Record fines in the U.S. for banks in 2012

banks fined in U.S.Banks were penalized this year in the U.S. with record fines of over $10.7 billion for irregularities ranging from money laundering to Iran, to interest manipulation and house foreclosures, under dubious circumstances.

UBS Swiss group paid the largest fine – the bank recently agreed to pay U.S. authorities $1.2 billion to close the investigation into the handling of the Libor index. The index affects the interest rate on loans of hundreds of trillions of dollars worldwide, from consumer loans to financing for huge corporations.

Slightly more than half of these fines against banks in the U.S. were caused by mortgage irregularities. Most of the proceeds were distributed to assist the owners that were targeted by the banks, according to CNN Money. U.S. authorities have created in the spring a fund for compensating individuals and families foreclosed by banks under flawed circumstances, with funding of $1.5 billion coming from financial industry fines. Other $3.5 billion collected also from banks went to federal and state authorities in the U.S. to fund financial counseling and legal services for people who have or want to get a mortgage.

Investors who were victims of Bernard Madoff will be compensated in the amount of $210 million collected from Bank of New York Mellon, which directed customers to his Ponzi scheme.

Almost half of the fines, representing over $5 billion remained in U.S. Treasury accounts. This amount includes $3.2 billion paid by HSBC and other banks after an investigation into transactions with entities originating from countries under economic embargo, such as Cuba and Iran, which included charges of money laundering.

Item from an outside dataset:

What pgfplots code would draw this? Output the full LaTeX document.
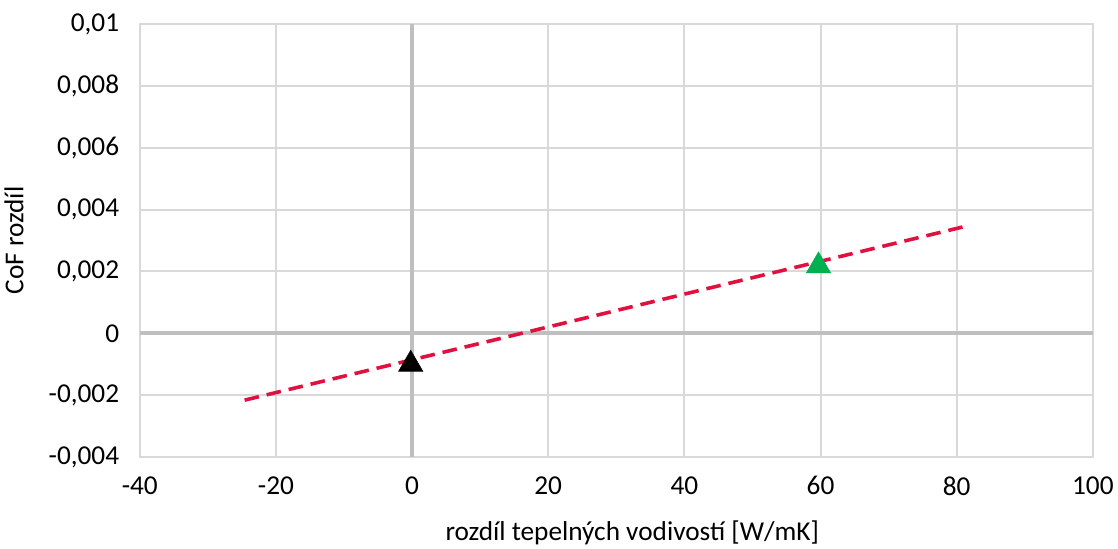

U.S. authorities have raised approximately $1.5 billion from UBS and Barclays for interest manipulation and another $335 million from Deutsche Bank and a U.S. mortgage lender for selling mortgage packages without risk identification.

Almost all irregularities penalized this year were committed before 2012. Other fines will follow for problems occurred this year such as the huge loss of $5.8 billion from JPMorgan Chase or allegations of fraud that led to the collapse of Peregrine Financial Group.

According to Thomson Reuters estimates, financial sector companies listed on the New York Stock Exchange and included in the S & P 500 have achieved this year profits totaling $167.7 billion, 21% higher than in 2011. The amount does not include the profit of big foreign banks with active in the U.S. such as UBS, HSBC and Deutsche Bank. The shares of the big banks fined this year went up by 20%.